Omit all pictures. Copy the rest of the material exactly.

DATA SEGMENT:
━━━━━━━━

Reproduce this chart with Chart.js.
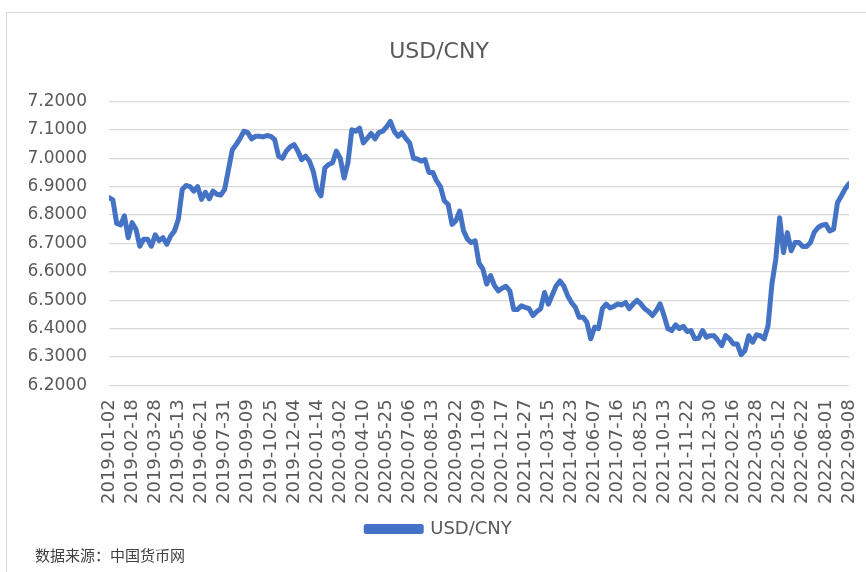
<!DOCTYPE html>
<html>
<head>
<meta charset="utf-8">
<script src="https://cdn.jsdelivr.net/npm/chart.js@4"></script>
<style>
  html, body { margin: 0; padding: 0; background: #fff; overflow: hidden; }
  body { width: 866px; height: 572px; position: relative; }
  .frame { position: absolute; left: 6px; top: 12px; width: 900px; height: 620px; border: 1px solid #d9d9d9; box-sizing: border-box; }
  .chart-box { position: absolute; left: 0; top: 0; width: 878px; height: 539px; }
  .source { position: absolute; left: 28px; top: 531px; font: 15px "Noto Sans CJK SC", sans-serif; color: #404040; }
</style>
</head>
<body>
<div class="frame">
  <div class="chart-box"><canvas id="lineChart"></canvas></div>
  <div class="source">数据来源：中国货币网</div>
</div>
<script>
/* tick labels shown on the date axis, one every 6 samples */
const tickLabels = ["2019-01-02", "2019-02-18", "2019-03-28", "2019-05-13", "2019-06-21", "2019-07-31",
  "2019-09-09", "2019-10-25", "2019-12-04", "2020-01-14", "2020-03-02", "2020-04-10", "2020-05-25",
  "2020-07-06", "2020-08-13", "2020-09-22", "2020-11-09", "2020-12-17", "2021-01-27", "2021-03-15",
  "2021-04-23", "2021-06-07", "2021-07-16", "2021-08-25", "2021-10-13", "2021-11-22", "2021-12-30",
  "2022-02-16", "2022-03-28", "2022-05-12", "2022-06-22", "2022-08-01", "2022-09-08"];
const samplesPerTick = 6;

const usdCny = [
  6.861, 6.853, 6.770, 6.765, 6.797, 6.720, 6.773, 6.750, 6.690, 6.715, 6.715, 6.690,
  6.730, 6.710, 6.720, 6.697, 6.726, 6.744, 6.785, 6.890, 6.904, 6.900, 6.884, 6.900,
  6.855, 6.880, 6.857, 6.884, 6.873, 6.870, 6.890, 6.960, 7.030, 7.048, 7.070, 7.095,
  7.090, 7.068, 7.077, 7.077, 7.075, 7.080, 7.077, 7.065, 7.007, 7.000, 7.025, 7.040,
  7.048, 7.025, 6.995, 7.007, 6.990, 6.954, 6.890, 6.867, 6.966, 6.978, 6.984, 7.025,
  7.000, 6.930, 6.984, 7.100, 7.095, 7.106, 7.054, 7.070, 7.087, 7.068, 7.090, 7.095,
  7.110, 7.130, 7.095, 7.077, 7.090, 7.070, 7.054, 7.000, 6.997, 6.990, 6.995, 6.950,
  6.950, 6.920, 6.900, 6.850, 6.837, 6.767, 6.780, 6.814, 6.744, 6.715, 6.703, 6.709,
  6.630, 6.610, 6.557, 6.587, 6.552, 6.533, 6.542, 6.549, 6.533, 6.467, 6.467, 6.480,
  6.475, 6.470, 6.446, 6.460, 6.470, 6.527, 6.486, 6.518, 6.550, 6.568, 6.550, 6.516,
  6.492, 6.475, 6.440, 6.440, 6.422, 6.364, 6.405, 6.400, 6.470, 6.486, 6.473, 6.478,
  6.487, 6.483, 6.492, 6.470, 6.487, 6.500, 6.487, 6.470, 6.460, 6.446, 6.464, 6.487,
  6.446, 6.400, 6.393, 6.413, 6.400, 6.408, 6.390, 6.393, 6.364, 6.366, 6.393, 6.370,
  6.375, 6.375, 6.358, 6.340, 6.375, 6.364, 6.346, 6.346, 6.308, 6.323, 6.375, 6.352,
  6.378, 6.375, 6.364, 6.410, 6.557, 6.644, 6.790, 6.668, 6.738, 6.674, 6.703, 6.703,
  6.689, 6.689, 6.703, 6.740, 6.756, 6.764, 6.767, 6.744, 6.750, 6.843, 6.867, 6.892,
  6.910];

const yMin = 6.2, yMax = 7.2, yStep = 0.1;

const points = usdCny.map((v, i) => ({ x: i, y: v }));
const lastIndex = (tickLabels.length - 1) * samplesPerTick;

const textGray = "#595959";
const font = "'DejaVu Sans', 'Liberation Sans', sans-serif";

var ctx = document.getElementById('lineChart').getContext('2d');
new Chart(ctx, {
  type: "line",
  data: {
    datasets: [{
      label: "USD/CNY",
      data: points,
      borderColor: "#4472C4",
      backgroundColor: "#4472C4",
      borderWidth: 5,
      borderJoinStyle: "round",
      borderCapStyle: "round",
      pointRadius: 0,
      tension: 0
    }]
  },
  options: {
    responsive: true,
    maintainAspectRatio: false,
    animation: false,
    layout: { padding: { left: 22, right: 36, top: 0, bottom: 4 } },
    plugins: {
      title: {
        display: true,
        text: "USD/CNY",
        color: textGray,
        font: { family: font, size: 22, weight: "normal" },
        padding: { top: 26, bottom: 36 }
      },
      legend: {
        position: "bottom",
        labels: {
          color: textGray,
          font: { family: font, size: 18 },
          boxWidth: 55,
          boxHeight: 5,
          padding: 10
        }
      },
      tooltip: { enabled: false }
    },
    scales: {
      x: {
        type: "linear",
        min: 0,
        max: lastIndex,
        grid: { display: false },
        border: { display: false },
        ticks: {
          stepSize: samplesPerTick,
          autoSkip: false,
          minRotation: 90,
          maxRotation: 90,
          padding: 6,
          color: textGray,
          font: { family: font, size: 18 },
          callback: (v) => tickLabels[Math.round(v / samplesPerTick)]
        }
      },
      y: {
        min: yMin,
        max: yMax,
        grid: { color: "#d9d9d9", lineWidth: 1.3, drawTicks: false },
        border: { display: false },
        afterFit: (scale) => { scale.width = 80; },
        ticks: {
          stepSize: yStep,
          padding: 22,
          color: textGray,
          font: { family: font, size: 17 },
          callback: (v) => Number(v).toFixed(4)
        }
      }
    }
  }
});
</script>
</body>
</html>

━━━━━━━━

ANSWER FOR THE TASK:
Reproduce this chart with Chart.js.
<!DOCTYPE html>
<html>
<head>
<meta charset="utf-8">
<script src="https://cdn.jsdelivr.net/npm/chart.js@4"></script>
<style>
  html, body { margin: 0; padding: 0; background: #fff; overflow: hidden; }
  body { width: 866px; height: 572px; position: relative; }
  .frame { position: absolute; left: 6px; top: 12px; width: 900px; height: 620px; border: 1px solid #d9d9d9; box-sizing: border-box; }
  .chart-box { position: absolute; left: 0; top: 0; width: 878px; height: 539px; }
  .source { position: absolute; left: 28px; top: 531px; font: 15px "Noto Sans CJK SC", sans-serif; color: #404040; }
</style>
</head>
<body>
<div class="frame">
  <div class="chart-box"><canvas id="lineChart"></canvas></div>
  <div class="source">数据来源：中国货币网</div>
</div>
<script>
/* tick labels shown on the date axis, one every 6 samples */
const tickLabels = ["2019-01-02", "2019-02-18", "2019-03-28", "2019-05-13", "2019-06-21", "2019-07-31",
  "2019-09-09", "2019-10-25", "2019-12-04", "2020-01-14", "2020-03-02", "2020-04-10", "2020-05-25",
  "2020-07-06", "2020-08-13", "2020-09-22", "2020-11-09", "2020-12-17", "2021-01-27", "2021-03-15",
  "2021-04-23", "2021-06-07", "2021-07-16", "2021-08-25", "2021-10-13", "2021-11-22", "2021-12-30",
  "2022-02-16", "2022-03-28", "2022-05-12", "2022-06-22", "2022-08-01", "2022-09-08"];
const samplesPerTick = 6;

const usdCny = [
  6.861, 6.853, 6.770, 6.765, 6.797, 6.720, 6.773, 6.750, 6.690, 6.715, 6.715, 6.690,
  6.730, 6.710, 6.720, 6.697, 6.726, 6.744, 6.785, 6.890, 6.904, 6.900, 6.884, 6.900,
  6.855, 6.880, 6.857, 6.884, 6.873, 6.870, 6.890, 6.960, 7.030, 7.048, 7.070, 7.095,
  7.090, 7.068, 7.077, 7.077, 7.075, 7.080, 7.077, 7.065, 7.007, 7.000, 7.025, 7.040,
  7.048, 7.025, 6.995, 7.007, 6.990, 6.954, 6.890, 6.867, 6.966, 6.978, 6.984, 7.025,
  7.000, 6.930, 6.984, 7.100, 7.095, 7.106, 7.054, 7.070, 7.087, 7.068, 7.090, 7.095,
  7.110, 7.130, 7.095, 7.077, 7.090, 7.070, 7.054, 7.000, 6.997, 6.990, 6.995, 6.950,
  6.950, 6.920, 6.900, 6.850, 6.837, 6.767, 6.780, 6.814, 6.744, 6.715, 6.703, 6.709,
  6.630, 6.610, 6.557, 6.587, 6.552, 6.533, 6.542, 6.549, 6.533, 6.467, 6.467, 6.480,
  6.475, 6.470, 6.446, 6.460, 6.470, 6.527, 6.486, 6.518, 6.550, 6.568, 6.550, 6.516,
  6.492, 6.475, 6.440, 6.440, 6.422, 6.364, 6.405, 6.400, 6.470, 6.486, 6.473, 6.478,
  6.487, 6.483, 6.492, 6.470, 6.487, 6.500, 6.487, 6.470, 6.460, 6.446, 6.464, 6.487,
  6.446, 6.400, 6.393, 6.413, 6.400, 6.408, 6.390, 6.393, 6.364, 6.366, 6.393, 6.370,
  6.375, 6.375, 6.358, 6.340, 6.375, 6.364, 6.346, 6.346, 6.308, 6.323, 6.375, 6.352,
  6.378, 6.375, 6.364, 6.410, 6.557, 6.644, 6.790, 6.668, 6.738, 6.674, 6.703, 6.703,
  6.689, 6.689, 6.703, 6.740, 6.756, 6.764, 6.767, 6.744, 6.750, 6.843, 6.867, 6.892,
  6.910];

const yMin = 6.2, yMax = 7.2, yStep = 0.1;

const points = usdCny.map((v, i) => ({ x: i, y: v }));
const lastIndex = (tickLabels.length - 1) * samplesPerTick;

const textGray = "#595959";
const font = "'DejaVu Sans', 'Liberation Sans', sans-serif";

var ctx = document.getElementById('lineChart').getContext('2d');
new Chart(ctx, {
  type: "line",
  data: {
    datasets: [{
      label: "USD/CNY",
      data: points,
      borderColor: "#4472C4",
      backgroundColor: "#4472C4",
      borderWidth: 5,
      borderJoinStyle: "round",
      borderCapStyle: "round",
      pointRadius: 0,
      tension: 0
    }]
  },
  options: {
    responsive: true,
    maintainAspectRatio: false,
    animation: false,
    layout: { padding: { left: 22, right: 36, top: 0, bottom: 4 } },
    plugins: {
      title: {
        display: true,
        text: "USD/CNY",
        color: textGray,
        font: { family: font, size: 22, weight: "normal" },
        padding: { top: 26, bottom: 36 }
      },
      legend: {
        position: "bottom",
        labels: {
          color: textGray,
          font: { family: font, size: 18 },
          boxWidth: 55,
          boxHeight: 5,
          padding: 10
        }
      },
      tooltip: { enabled: false }
    },
    scales: {
      x: {
        type: "linear",
        min: 0,
        max: lastIndex,
        grid: { display: false },
        border: { display: false },
        ticks: {
          stepSize: samplesPerTick,
          autoSkip: false,
          minRotation: 90,
          maxRotation: 90,
          padding: 6,
          color: textGray,
          font: { family: font, size: 18 },
          callback: (v) => tickLabels[Math.round(v / samplesPerTick)]
        }
      },
      y: {
        min: yMin,
        max: yMax,
        grid: { color: "#d9d9d9", lineWidth: 1.3, drawTicks: false },
        border: { display: false },
        afterFit: (scale) => { scale.width = 80; },
        ticks: {
          stepSize: yStep,
          padding: 22,
          color: textGray,
          font: { family: font, size: 17 },
          callback: (v) => Number(v).toFixed(4)
        }
      }
    }
  }
});
</script>
</body>
</html>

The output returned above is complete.